>> start STORED ROWS

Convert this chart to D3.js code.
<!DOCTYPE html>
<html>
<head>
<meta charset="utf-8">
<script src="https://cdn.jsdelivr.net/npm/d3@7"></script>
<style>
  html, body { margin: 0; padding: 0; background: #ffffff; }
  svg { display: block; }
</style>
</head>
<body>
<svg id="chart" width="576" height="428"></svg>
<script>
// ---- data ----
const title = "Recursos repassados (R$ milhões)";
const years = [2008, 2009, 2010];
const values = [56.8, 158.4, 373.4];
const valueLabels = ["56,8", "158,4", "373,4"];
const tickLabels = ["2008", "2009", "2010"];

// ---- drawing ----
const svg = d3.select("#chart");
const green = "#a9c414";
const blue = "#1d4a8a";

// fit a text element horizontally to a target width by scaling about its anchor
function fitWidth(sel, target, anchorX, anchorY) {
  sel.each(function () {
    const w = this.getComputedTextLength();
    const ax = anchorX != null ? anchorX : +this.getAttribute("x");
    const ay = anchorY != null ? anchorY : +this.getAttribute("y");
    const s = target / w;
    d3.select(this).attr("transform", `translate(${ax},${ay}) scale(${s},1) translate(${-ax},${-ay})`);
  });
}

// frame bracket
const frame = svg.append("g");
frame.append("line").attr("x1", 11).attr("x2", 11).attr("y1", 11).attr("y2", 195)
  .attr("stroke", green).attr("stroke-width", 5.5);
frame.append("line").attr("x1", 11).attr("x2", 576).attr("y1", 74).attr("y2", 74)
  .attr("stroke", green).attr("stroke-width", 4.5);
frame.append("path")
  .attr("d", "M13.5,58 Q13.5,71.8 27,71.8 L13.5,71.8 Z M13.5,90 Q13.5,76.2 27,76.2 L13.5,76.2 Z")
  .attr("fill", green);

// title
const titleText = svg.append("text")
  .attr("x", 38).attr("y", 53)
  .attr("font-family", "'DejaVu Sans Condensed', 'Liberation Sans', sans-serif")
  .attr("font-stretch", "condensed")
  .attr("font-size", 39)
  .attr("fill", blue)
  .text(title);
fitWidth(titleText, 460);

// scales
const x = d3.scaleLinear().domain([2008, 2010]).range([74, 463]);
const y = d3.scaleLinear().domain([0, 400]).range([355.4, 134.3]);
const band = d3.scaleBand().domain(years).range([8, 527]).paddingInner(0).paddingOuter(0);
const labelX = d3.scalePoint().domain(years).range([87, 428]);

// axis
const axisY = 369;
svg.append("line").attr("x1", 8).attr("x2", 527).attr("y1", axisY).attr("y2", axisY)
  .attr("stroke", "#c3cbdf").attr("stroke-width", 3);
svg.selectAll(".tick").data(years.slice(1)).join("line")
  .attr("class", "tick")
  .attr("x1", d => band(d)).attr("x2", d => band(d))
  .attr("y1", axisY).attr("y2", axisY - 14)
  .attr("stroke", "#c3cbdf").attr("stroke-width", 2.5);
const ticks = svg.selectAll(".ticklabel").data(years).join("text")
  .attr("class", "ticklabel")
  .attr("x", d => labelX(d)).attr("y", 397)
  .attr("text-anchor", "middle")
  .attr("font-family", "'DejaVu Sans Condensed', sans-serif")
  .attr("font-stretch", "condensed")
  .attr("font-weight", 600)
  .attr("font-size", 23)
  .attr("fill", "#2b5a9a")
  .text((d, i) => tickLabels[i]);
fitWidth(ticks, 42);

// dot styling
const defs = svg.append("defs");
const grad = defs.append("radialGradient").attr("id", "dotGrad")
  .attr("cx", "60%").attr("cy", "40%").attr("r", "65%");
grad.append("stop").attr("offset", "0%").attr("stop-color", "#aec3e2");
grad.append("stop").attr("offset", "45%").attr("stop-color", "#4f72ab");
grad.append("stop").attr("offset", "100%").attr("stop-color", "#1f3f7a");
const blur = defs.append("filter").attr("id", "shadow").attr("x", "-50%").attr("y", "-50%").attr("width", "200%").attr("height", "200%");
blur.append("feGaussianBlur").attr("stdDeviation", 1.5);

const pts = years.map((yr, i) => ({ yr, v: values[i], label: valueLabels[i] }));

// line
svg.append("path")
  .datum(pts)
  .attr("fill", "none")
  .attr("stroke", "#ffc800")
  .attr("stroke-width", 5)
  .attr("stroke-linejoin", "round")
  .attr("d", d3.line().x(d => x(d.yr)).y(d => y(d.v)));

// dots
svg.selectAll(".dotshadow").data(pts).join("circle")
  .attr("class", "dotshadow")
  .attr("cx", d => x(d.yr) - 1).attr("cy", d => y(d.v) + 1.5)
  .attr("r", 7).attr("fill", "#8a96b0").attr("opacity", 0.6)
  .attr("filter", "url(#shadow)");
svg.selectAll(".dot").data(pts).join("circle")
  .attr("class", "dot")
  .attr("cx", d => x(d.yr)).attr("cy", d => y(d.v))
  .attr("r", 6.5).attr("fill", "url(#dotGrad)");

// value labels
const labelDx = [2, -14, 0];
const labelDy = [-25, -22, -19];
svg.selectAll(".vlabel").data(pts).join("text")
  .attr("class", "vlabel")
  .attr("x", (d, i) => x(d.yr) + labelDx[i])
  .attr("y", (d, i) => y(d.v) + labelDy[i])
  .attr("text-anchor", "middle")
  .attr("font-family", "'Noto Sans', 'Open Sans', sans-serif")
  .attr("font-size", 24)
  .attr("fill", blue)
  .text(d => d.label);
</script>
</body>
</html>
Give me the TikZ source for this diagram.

>> end STORED ROWS

### WORK TO DO
Reproduce each line verbatim.

### WRITTEN RESPONSE
Convert this chart to D3.js code.
<!DOCTYPE html>
<html>
<head>
<meta charset="utf-8">
<script src="https://cdn.jsdelivr.net/npm/d3@7"></script>
<style>
  html, body { margin: 0; padding: 0; background: #ffffff; }
  svg { display: block; }
</style>
</head>
<body>
<svg id="chart" width="576" height="428"></svg>
<script>
// ---- data ----
const title = "Recursos repassados (R$ milhões)";
const years = [2008, 2009, 2010];
const values = [56.8, 158.4, 373.4];
const valueLabels = ["56,8", "158,4", "373,4"];
const tickLabels = ["2008", "2009", "2010"];

// ---- drawing ----
const svg = d3.select("#chart");
const green = "#a9c414";
const blue = "#1d4a8a";

// fit a text element horizontally to a target width by scaling about its anchor
function fitWidth(sel, target, anchorX, anchorY) {
  sel.each(function () {
    const w = this.getComputedTextLength();
    const ax = anchorX != null ? anchorX : +this.getAttribute("x");
    const ay = anchorY != null ? anchorY : +this.getAttribute("y");
    const s = target / w;
    d3.select(this).attr("transform", `translate(${ax},${ay}) scale(${s},1) translate(${-ax},${-ay})`);
  });
}

// frame bracket
const frame = svg.append("g");
frame.append("line").attr("x1", 11).attr("x2", 11).attr("y1", 11).attr("y2", 195)
  .attr("stroke", green).attr("stroke-width", 5.5);
frame.append("line").attr("x1", 11).attr("x2", 576).attr("y1", 74).attr("y2", 74)
  .attr("stroke", green).attr("stroke-width", 4.5);
frame.append("path")
  .attr("d", "M13.5,58 Q13.5,71.8 27,71.8 L13.5,71.8 Z M13.5,90 Q13.5,76.2 27,76.2 L13.5,76.2 Z")
  .attr("fill", green);

// title
const titleText = svg.append("text")
  .attr("x", 38).attr("y", 53)
  .attr("font-family", "'DejaVu Sans Condensed', 'Liberation Sans', sans-serif")
  .attr("font-stretch", "condensed")
  .attr("font-size", 39)
  .attr("fill", blue)
  .text(title);
fitWidth(titleText, 460);

// scales
const x = d3.scaleLinear().domain([2008, 2010]).range([74, 463]);
const y = d3.scaleLinear().domain([0, 400]).range([355.4, 134.3]);
const band = d3.scaleBand().domain(years).range([8, 527]).paddingInner(0).paddingOuter(0);
const labelX = d3.scalePoint().domain(years).range([87, 428]);

// axis
const axisY = 369;
svg.append("line").attr("x1", 8).attr("x2", 527).attr("y1", axisY).attr("y2", axisY)
  .attr("stroke", "#c3cbdf").attr("stroke-width", 3);
svg.selectAll(".tick").data(years.slice(1)).join("line")
  .attr("class", "tick")
  .attr("x1", d => band(d)).attr("x2", d => band(d))
  .attr("y1", axisY).attr("y2", axisY - 14)
  .attr("stroke", "#c3cbdf").attr("stroke-width", 2.5);
const ticks = svg.selectAll(".ticklabel").data(years).join("text")
  .attr("class", "ticklabel")
  .attr("x", d => labelX(d)).attr("y", 397)
  .attr("text-anchor", "middle")
  .attr("font-family", "'DejaVu Sans Condensed', sans-serif")
  .attr("font-stretch", "condensed")
  .attr("font-weight", 600)
  .attr("font-size", 23)
  .attr("fill", "#2b5a9a")
  .text((d, i) => tickLabels[i]);
fitWidth(ticks, 42);

// dot styling
const defs = svg.append("defs");
const grad = defs.append("radialGradient").attr("id", "dotGrad")
  .attr("cx", "60%").attr("cy", "40%").attr("r", "65%");
grad.append("stop").attr("offset", "0%").attr("stop-color", "#aec3e2");
grad.append("stop").attr("offset", "45%").attr("stop-color", "#4f72ab");
grad.append("stop").attr("offset", "100%").attr("stop-color", "#1f3f7a");
const blur = defs.append("filter").attr("id", "shadow").attr("x", "-50%").attr("y", "-50%").attr("width", "200%").attr("height", "200%");
blur.append("feGaussianBlur").attr("stdDeviation", 1.5);

const pts = years.map((yr, i) => ({ yr, v: values[i], label: valueLabels[i] }));

// line
svg.append("path")
  .datum(pts)
  .attr("fill", "none")
  .attr("stroke", "#ffc800")
  .attr("stroke-width", 5)
  .attr("stroke-linejoin", "round")
  .attr("d", d3.line().x(d => x(d.yr)).y(d => y(d.v)));

// dots
svg.selectAll(".dotshadow").data(pts).join("circle")
  .attr("class", "dotshadow")
  .attr("cx", d => x(d.yr) - 1).attr("cy", d => y(d.v) + 1.5)
  .attr("r", 7).attr("fill", "#8a96b0").attr("opacity", 0.6)
  .attr("filter", "url(#shadow)");
svg.selectAll(".dot").data(pts).join("circle")
  .attr("class", "dot")
  .attr("cx", d => x(d.yr)).attr("cy", d => y(d.v))
  .attr("r", 6.5).attr("fill", "url(#dotGrad)");

// value labels
const labelDx = [2, -14, 0];
const labelDy = [-25, -22, -19];
svg.selectAll(".vlabel").data(pts).join("text")
  .attr("class", "vlabel")
  .attr("x", (d, i) => x(d.yr) + labelDx[i])
  .attr("y", (d, i) => y(d.v) + labelDy[i])
  .attr("text-anchor", "middle")
  .attr("font-family", "'Noto Sans', 'Open Sans', sans-serif")
  .attr("font-size", 24)
  .attr("fill", blue)
  .text(d => d.label);
</script>
</body>
</html>
Give me the TikZ source for this diagram.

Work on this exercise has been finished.